- _Task prompt_
From the listing that follows, reproduce only the lines from the one holding "What seaborn and" through the one holding "ax = fig.add_axes([0.1023, 0.1934, 0.8255, 0.6000])", both included, with no pictures.

- _Exercise data_
● ● ● ● ●
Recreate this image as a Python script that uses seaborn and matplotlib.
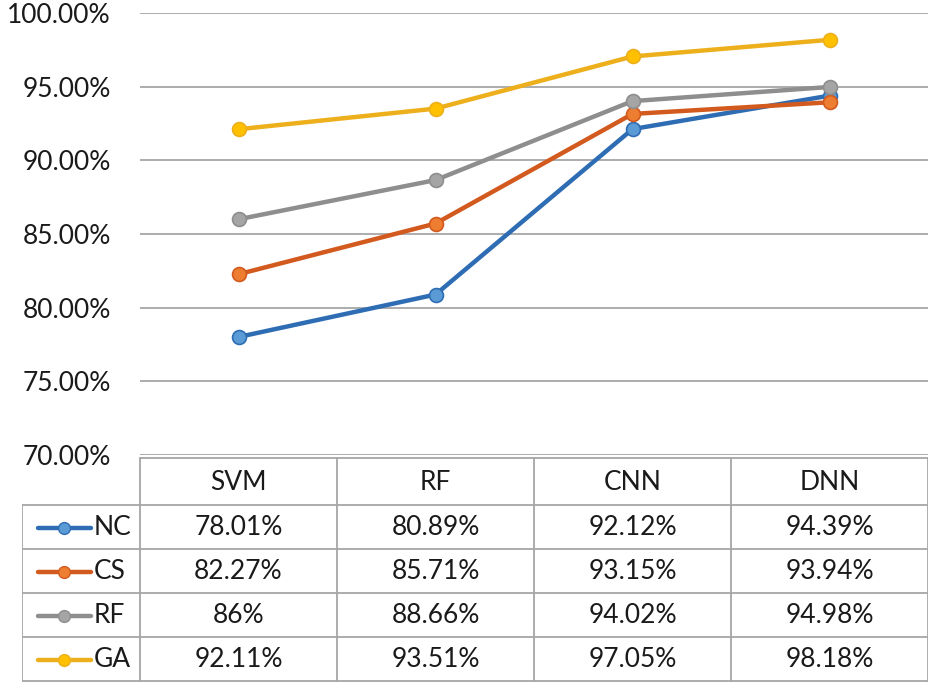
import pandas as pd
import numpy as np
import matplotlib
matplotlib.use('Agg')
import matplotlib.pyplot as plt
import seaborn as sb

# Chart data
models = ['SVM', 'RF', 'CNN', 'DNN']
series = ['NC', 'CS', 'RF', 'GA']
nc = [78.01, 80.89, 92.12, 94.39]
cs = [82.27, 85.71, 93.15, 93.94]
rf = [86.00, 88.66, 94.02, 94.98]
ga = [92.11, 93.51, 97.05, 98.18]
table_text = [['78.01%', '80.89%', '92.12%', '94.39%'],
              ['82.27%', '85.71%', '93.15%', '93.94%'],
              ['86%', '88.66%', '94.02%', '94.98%'],
              ['92.11%', '93.51%', '97.05%', '98.18%']]
y_ticks = [70, 75, 80, 85, 90, 95, 100]

line_colors = ['#2E6DB4', '#D35A1E', '#8E8E8E', '#EDB01C']
fill_colors = ['#5B9BD5', '#ED7D31', '#A5A5A5', '#FFC000']

# Long format for seaborn
df = pd.DataFrame({
    'model': models * 4,
    'pos': list(range(4)) * 4,
    'series': np.repeat(series, 4),
    'value': nc + cs + rf + ga,
})

sb.set_style('white')
plt.rcParams['font.family'] = ['Lato', 'DejaVu Sans']
FS = 19

W, H = 933, 697
fig = plt.figure(figsize=(W / 100, H / 100), dpi=100)

# Plot area
x0, x1 = 140, 928
y_top, y_bot = 13, 455
ax = fig.add_axes([x0 / W, 1 - y_bot / H, (x1 - x0) / W, (y_bot - y_top) / H])

for i, s in enumerate(series):
    sub = df[df['series'] == s]
    sb.lineplot(data=sub, x='pos', y='value', ax=ax, color=line_colors[i],
                linewidth=3.2, marker='o', markersize=10,
                markerfacecolor=fill_colors[i], markeredgecolor=line_colors[i],
                markeredgewidth=1.2, zorder=3 + i)

ax.set_xlim(-0.5, 3.5)
ax.set_ylim(70, 100)
ax.set_yticks(y_ticks)
ax.yaxis.grid(True, color='#A6A6A6', linewidth=1.3)
ax.set_yticklabels([f'{v:.2f}%' for v in y_ticks], fontsize=FS, color='#1a1a1a')
ax.tick_params(axis='y', length=0, pad=21)
ax.set_xticks([])
ax.set_xlabel('')
ax.set_ylabel('')
for sp in ax.spines.values():
    sp.set_visible(False)
ax.get_legend() and ax.get_legend().remove()

# Data table below the plot
t_left, t_bot = 22, 682
tab = fig.add_axes([t_left / W, 1 - t_bot / H, (x1 - t_left) / W, (t_bot - y_bot) / H])
tab.set_xlim(t_left, x1)
tab.set_ylim(t_bot, y_bot)
tab.axis('off')

col_edges = np.linspace(x0, x1, len(models) + 1)
row_edges = [458, 505, 549, 593, 637, 681]
gc = '#A6A6A6'
lw = 1.3
# header row lines
tab.plot([x0, x1], [row_edges[0]] * 2, color=gc, lw=lw)
for xe in col_edges:
    tab.plot([xe, xe], [row_edges[0], row_edges[-1]], color=gc, lw=lw)
for ye in row_edges[1:]:
    tab.plot([t_left, x1], [ye, ye], color=gc, lw=lw)
tab.plot([t_left, t_left], [row_edges[1], row_edges[-1]], color=gc, lw=lw)

col_mid = (col_edges[:-1] + col_edges[1:]) / 2
for j, m in enumerate(models):
    tab.text(col_mid[j], (row_edges[0] + row_edges[1]) / 2 + 1, m,
             ha='center', va='center', fontsize=FS, color='#1a1a1a')

for i, s in enumerate(series):
    ym = (row_edges[i + 1] + row_edges[i + 2]) / 2 + 1
    tab.plot([38, 91], [ym, ym], color=line_colors[i], lw=3.2, solid_capstyle='round')
    tab.plot([64], [ym], marker='o', markersize=8.5, color=fill_colors[i],
             markeredgecolor=line_colors[i], markeredgewidth=1)
    tab.text(94, ym, s, ha='left', va='center', fontsize=FS, color='#1a1a1a')
    for j in range(len(models)):
        tab.text(col_mid[j], ym, table_text[i][j], ha='center', va='center',
                 fontsize=FS, color='#1a1a1a')

fig.savefig('out.png', dpi=100, facecolor='white')
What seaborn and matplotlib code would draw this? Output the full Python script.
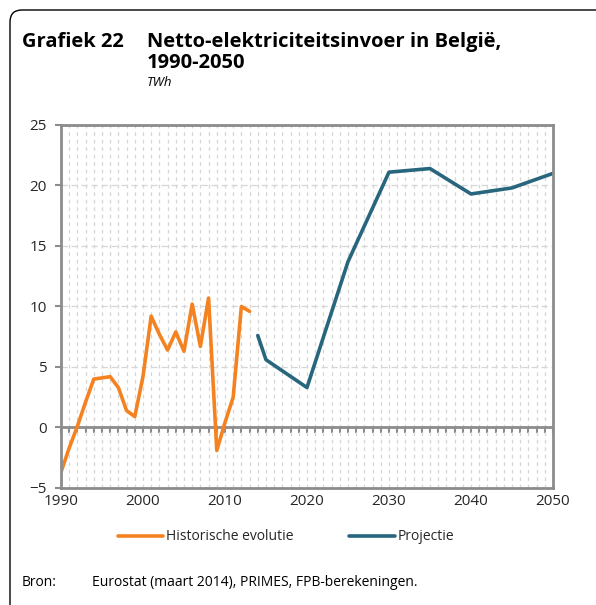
import numpy as np
import pandas as pd
import matplotlib
matplotlib.use("Agg")
import matplotlib.pyplot as plt
from matplotlib.ticker import MultipleLocator, NullFormatter
from matplotlib.patches import FancyBboxPatch
from matplotlib.lines import Line2D
import seaborn as sns

# ---- data ----
hist_years = list(range(1990, 2014))
hist_values = [-3.7, -1.7, 0.1, 2.1, 4.0, 4.1, 4.2, 3.3, 1.4, 0.9, 4.2, 9.2,
               7.7, 6.4, 7.9, 6.3, 10.2, 6.7, 10.7, -1.9, 0.4, 2.5, 10.0, 9.6]
proj_years = [2014, 2015, 2020, 2025, 2030, 2035, 2040, 2045, 2050]
proj_values = [7.6, 5.6, 3.3, 13.7, 21.1, 21.4, 19.3, 19.8, 21.0]
series_names = ["Historische evolutie", "Projectie"]
x_ticks = [1990, 2000, 2010, 2020, 2030, 2040, 2050]
y_ticks = [-5, 0, 5, 10, 15, 20, 25]

df = pd.concat([
    pd.DataFrame({"jaar": hist_years, "TWh": hist_values, "reeks": series_names[0]}),
    pd.DataFrame({"jaar": proj_years, "TWh": proj_values, "reeks": series_names[1]}),
])

sns.set_theme(style="white")
plt.rcParams["font.family"] = ["Open Sans", "DejaVu Sans"]

ORANGE = "#F58220"
BLUE = "#28667E"
GREY = "#8C8C8C"
TXT = "#262626"

fig = plt.figure(figsize=(5.96, 6.05), dpi=100)
ax = fig.add_axes([0.1023, 0.1934, 0.8255, 0.6000])

sns.lineplot(data=df, x="jaar", y="TWh", hue="reeks",
             palette={series_names[0]: ORANGE, series_names[1]: BLUE},
             linewidth=2.6, ax=ax, legend=False, sort=False)

ax.set_xlim(1990, 2050)
ax.set_ylim(-5, 25)
ax.set_xticks(x_ticks)
ax.set_yticks(y_ticks)
ax.xaxis.set_minor_locator(MultipleLocator(1))
ax.set_xlabel("")
ax.set_ylabel("")

ax.grid(False)
ax.grid(which="minor", axis="x", color="#D6D6D6", linestyle=(0, (3, 3)), linewidth=0.9)
ax.grid(which="major", axis="x", color="#D6D6D6", linestyle=(0, (3, 3)), linewidth=0.9)
ax.grid(which="major", axis="y", color="#D6D6D6", linestyle=(0, (5, 3)), linewidth=0.9)
ax.set_axisbelow(True)

for s in ax.spines.values():
    s.set_color(GREY)
    s.set_linewidth(2.0)
    s.set_visible(True)

ax.tick_params(axis="y", which="major", direction="out", length=4, width=1.5,
               color=GREY, labelsize=11, labelcolor=TXT, pad=6, left=True)
ax.tick_params(axis="x", which="both", length=0, labelsize=11, labelcolor=TXT, pad=4)

# zero line with yearly tick marks (x-axis crossing at 0)
ax.axhline(0, color=GREY, linewidth=2.0, zorder=1.5)
sec = ax.secondary_xaxis(5 / 30)
sec.xaxis.set_ticks_position("bottom")
sec.set_xticks(list(range(1990, 2051)))
sec.xaxis.set_major_formatter(NullFormatter())
sec.tick_params(axis="x", direction="out", length=4, width=1.5, color=GREY,
                labelbottom=False, labeltop=False, bottom=True, top=False)
for s in sec.spines.values():
    s.set_visible(False)

# titles
fig.text(22 / 596, 1 - 42 / 605, "Grafiek 22", fontsize=14.5, fontweight="bold",
         color="black", va="center", ha="left")
fig.text(147 / 596, 1 - 42 / 605, "Netto-elektriciteitsinvoer in België,", fontsize=14.5,
         fontweight="bold", color="black", va="center", ha="left")
fig.text(147 / 596, 1 - 63 / 605, "1990-2050", fontsize=14.5, fontweight="bold",
         color="black", va="center", ha="left")
fig.text(147 / 596, 1 - 83 / 605, "TWh", fontsize=9.5, style="italic",
         color="black", va="center", ha="left")

# legend
handles = [Line2D([], [], color=ORANGE, linewidth=2.6, solid_capstyle="round"),
           Line2D([], [], color=BLUE, linewidth=2.6, solid_capstyle="round")]
fig.legend(handles, series_names, loc="center", bbox_to_anchor=(0.48, 1 - 537 / 605),
           ncol=2, frameon=False, fontsize=10, handlelength=3.3, handletextpad=0.2,
           columnspacing=4.0, labelcolor=TXT)

# source
fig.text(22 / 596, 1 - 582 / 605, "Bron:", fontsize=10, color="black", va="center")
fig.text(92 / 596, 1 - 582 / 605, "Eurostat (maart 2014), PRIMES, FPB-berekeningen.",
         fontsize=10, color="black", va="center")

# frame
frame = FancyBboxPatch((10 / 596, -0.1), 1.2, 1.1 - 10 / 605,
                       boxstyle="round,pad=0,rounding_size=0.02",
                       transform=fig.transFigure, fill=False, edgecolor="black",
                       linewidth=1.0, clip_on=False)
fig.patches.append(frame)

fig.savefig("out.png", dpi=100)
● ● ● ● ●
- _The completed task_
What seaborn and matplotlib code would draw this? Output the full Python script.
import numpy as np
import pandas as pd
import matplotlib
matplotlib.use("Agg")
import matplotlib.pyplot as plt
from matplotlib.ticker import MultipleLocator, NullFormatter
from matplotlib.patches import FancyBboxPatch
from matplotlib.lines import Line2D
import seaborn as sns

# ---- data ----
hist_years = list(range(1990, 2014))
hist_values = [-3.7, -1.7, 0.1, 2.1, 4.0, 4.1, 4.2, 3.3, 1.4, 0.9, 4.2, 9.2,
               7.7, 6.4, 7.9, 6.3, 10.2, 6.7, 10.7, -1.9, 0.4, 2.5, 10.0, 9.6]
proj_years = [2014, 2015, 2020, 2025, 2030, 2035, 2040, 2045, 2050]
proj_values = [7.6, 5.6, 3.3, 13.7, 21.1, 21.4, 19.3, 19.8, 21.0]
series_names = ["Historische evolutie", "Projectie"]
x_ticks = [1990, 2000, 2010, 2020, 2030, 2040, 2050]
y_ticks = [-5, 0, 5, 10, 15, 20, 25]

df = pd.concat([
    pd.DataFrame({"jaar": hist_years, "TWh": hist_values, "reeks": series_names[0]}),
    pd.DataFrame({"jaar": proj_years, "TWh": proj_values, "reeks": series_names[1]}),
])

sns.set_theme(style="white")
plt.rcParams["font.family"] = ["Open Sans", "DejaVu Sans"]

ORANGE = "#F58220"
BLUE = "#28667E"
GREY = "#8C8C8C"
TXT = "#262626"

fig = plt.figure(figsize=(5.96, 6.05), dpi=100)
ax = fig.add_axes([0.1023, 0.1934, 0.8255, 0.6000])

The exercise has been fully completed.